South Korea Delays Stablecoin Regulation Bill as FSC and Central Bank Clash Over Authority

South Korea2

FSC misses deadline for won-stablecoin bill

South Korea’s Financial Services Commission has failed to submit its proposed regulatory framework for a won-denominated stablecoin by the government’s December 10 deadline. Officials stated that further coordination with other agencies is required before the legislation can move forward.

The delay signals deepening disagreements at the national level as policymakers attempt to define how a Korean stablecoin should be issued, governed, and supervised.

Conflict with the Bank of Korea over regulatory authority

The main point of tension lies between the FSC and the Bank of Korea.
The central bank is pushing for:

• explicit veto power over any stablecoin issuer
• strict limitations on big tech companies participating in issuance
• a stronger monetary oversight role similar to CBDC governance

The FSC, meanwhile, has resisted ceding authority, arguing that stablecoins fall under financial supervision rather than monetary policy.

This unresolved conflict has stalled the bill and left the future legal framework uncertain.

Why the stablecoin bill matters for South Korea

South Korea is one of Asia’s most active crypto markets, with millions of retail participants and a rapidly expanding digital payments ecosystem. A won-backed stablecoin could:

• streamline domestic transfers
• reduce reliance on USD-based stablecoins
• integrate cleanly with compliant exchanges
• create new rails for digital asset settlements

But without clear legislation, private sector initiatives remain restricted, and institutional involvement is effectively paused.

Macro insight: Asia’s digital currency landscape remains fragmented

While Japan and Hong Kong have advanced digital asset policies, South Korea continues to struggle with inter-agency power dynamics.
This delay suggests broader challenges:

• unclear division between financial and monetary oversight
• political concerns about allowing big tech to control payment infrastructure
• tension between innovation and systemic risk management

South Korea’s situation mirrors global uncertainty around who should govern fiat-backed stablecoins: financial regulators, central banks, or a hybrid model.

BTCUSA Outlook

The regulatory delay is meaningful.
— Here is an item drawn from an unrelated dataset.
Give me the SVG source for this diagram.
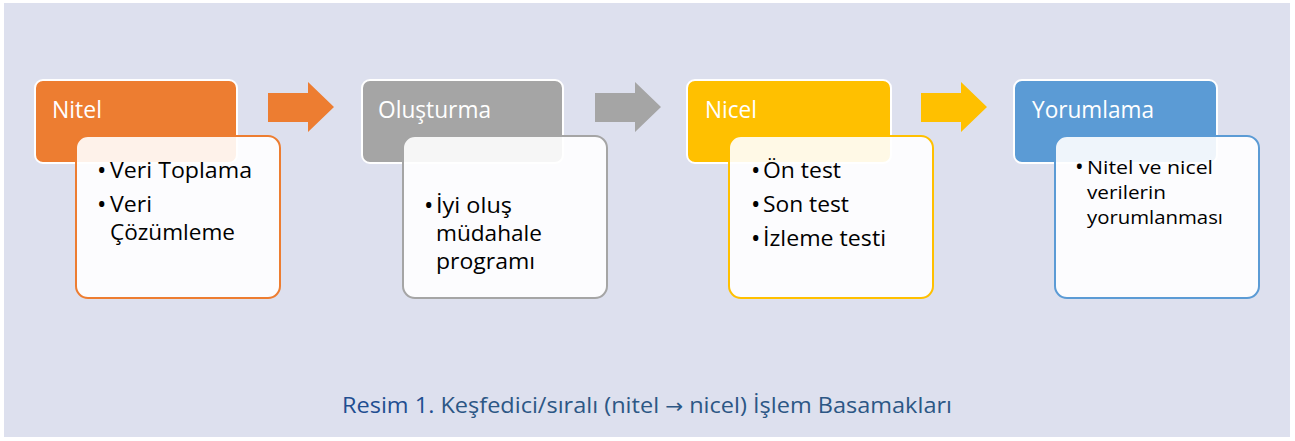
<svg xmlns="http://www.w3.org/2000/svg" width="1295" height="441" viewBox="0 0 1295 441">
  <style>
    .hdr { stroke: #ffffff; stroke-width: 2; }
    .det { fill: #ffffff; fill-opacity: 0.9; stroke-width: 2; }
    .ht { font-family: "Open Sans", "Liberation Sans", sans-serif; font-size: 23px; fill: #ffffff; }
    .bt { font-family: "Open Sans", "Liberation Sans", sans-serif; font-size: 21px; fill: #000000; }
    .st { font-family: "Open Sans", "Liberation Sans", sans-serif; font-size: 19px; fill: #000000; }
    .bl { font-size: 25px; }
    .bls { font-size: 23px; }
    .cap { font-family: "Open Sans", "Liberation Sans", sans-serif; font-size: 22px; }
  </style>
  <rect x="0" y="0" width="1295" height="441" fill="#ffffff"/>
  <rect x="4" y="3" width="1286" height="434" fill="#dde0ee"/>

  <g id="connectors">
    <polygon points="268,93 308,93 308,82 334,107 308,132 308,122 268,122" fill="#ed7d31"/>
    <polygon points="595,93 635,93 635,82 661,107 635,132 635,122 595,122" fill="#a5a5a5"/>
    <polygon points="921,93 961,93 961,82 987,107 961,132 961,122 921,122" fill="#ffc000"/>
  </g>

  <g id="node-nitel">
    <rect class="hdr" x="35" y="80" width="202" height="83" rx="8" fill="#ed7d31"/>
    <text class="ht" x="52" y="118" textLength="50" lengthAdjust="spacingAndGlyphs">Nitel</text>
    <rect class="det" x="76" y="136" width="204" height="162" rx="12" stroke="#ed7d31"/>
    <text class="bt" x="97" y="178"><tspan class="bl" dy="1">•</tspan><tspan x="110" dy="-1" textLength="142" lengthAdjust="spacingAndGlyphs">Veri Toplama</tspan></text>
    <text class="bt" x="97" y="212"><tspan class="bl" dy="1">•</tspan><tspan x="110" dy="-1" textLength="42" lengthAdjust="spacingAndGlyphs">Veri</tspan></text>
    <text class="bt" x="110" y="240" textLength="125" lengthAdjust="spacingAndGlyphs">Çözümleme</text>
  </g>

  <g id="node-olusturma">
    <rect class="hdr" x="362" y="80" width="201" height="83" rx="8" fill="#a5a5a5"/>
    <text class="ht" x="378" y="118" textLength="113" lengthAdjust="spacingAndGlyphs">Oluşturma</text>
    <rect class="det" x="403" y="136" width="204" height="162" rx="12" stroke="#a5a5a5"/>
    <text class="bt" x="424" y="213"><tspan class="bl" dy="1">•</tspan><tspan x="436" dy="-1" textLength="76" lengthAdjust="spacingAndGlyphs">İyi oluş</tspan></text>
    <text class="bt" x="436" y="241" textLength="106" lengthAdjust="spacingAndGlyphs">müdahale</text>
    <text class="bt" x="436" y="269" textLength="99" lengthAdjust="spacingAndGlyphs">programı</text>
  </g>

  <g id="node-nicel">
    <rect class="hdr" x="687" y="80" width="204" height="83" rx="8" fill="#ffc000"/>
    <text class="ht" x="705" y="118" textLength="52" lengthAdjust="spacingAndGlyphs">Nicel</text>
    <rect class="det" x="729" y="136" width="204" height="162" rx="12" stroke="#ffc000"/>
    <text class="bt" x="751" y="178"><tspan class="bl" dy="1">•</tspan><tspan x="763" dy="-1" textLength="78" lengthAdjust="spacingAndGlyphs">Ön test</tspan></text>
    <text class="bt" x="751" y="212"><tspan class="bl" dy="1">•</tspan><tspan x="763" dy="-1" textLength="86" lengthAdjust="spacingAndGlyphs">Son test</tspan></text>
    <text class="bt" x="751" y="246"><tspan class="bl" dy="1">•</tspan><tspan x="763" dy="-1" textLength="123" lengthAdjust="spacingAndGlyphs">İzleme testi</tspan></text>
  </g>

  <g id="node-yorumlama">
    <rect class="hdr" x="1014" y="80" width="203" height="83" rx="8" fill="#5b9bd5"/>
    <text class="ht" x="1032" y="118" textLength="122" lengthAdjust="spacingAndGlyphs">Yorumlama</text>
    <rect class="det" x="1055" y="136" width="204" height="162" rx="12" stroke="#5b9bd5"/>
    <text class="st" x="1075" y="174"><tspan class="bls" dy="1">•</tspan><tspan x="1087" dy="-1" textLength="126" lengthAdjust="spacingAndGlyphs">Nitel ve nicel</tspan></text>
    <text class="st" x="1087" y="199" textLength="79" lengthAdjust="spacingAndGlyphs">verilerin</text>
    <text class="st" x="1087" y="224" textLength="136" lengthAdjust="spacingAndGlyphs">yorumlanması</text>
  </g>

  <text class="cap" x="342" y="413" textLength="610" lengthAdjust="spacingAndGlyphs"><tspan fill="#1f4e91">Resim 1.</tspan><tspan fill="#2c5785"> Keşfedici/sıralı (nitel </tspan><tspan fill="#2c5785" font-family="DejaVu Sans, sans-serif" font-size="20px">→</tspan><tspan fill="#2c5785"> nicel) İşlem Basamakları</tspan></text>
</svg>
A won-stablecoin could have accelerated on-chain adoption across Korean exchanges and fintech platforms, but progress now depends on resolving bureaucratic disputes.

We expect:

• prolonged negotiations between the FSC and Bank of Korea
• stricter oversight if the central bank gains influence
• slower private stablecoin innovation in the near term
• renewed political attention as elections approach

Until the framework is finalized, South Korea’s stablecoin landscape will remain in limbo.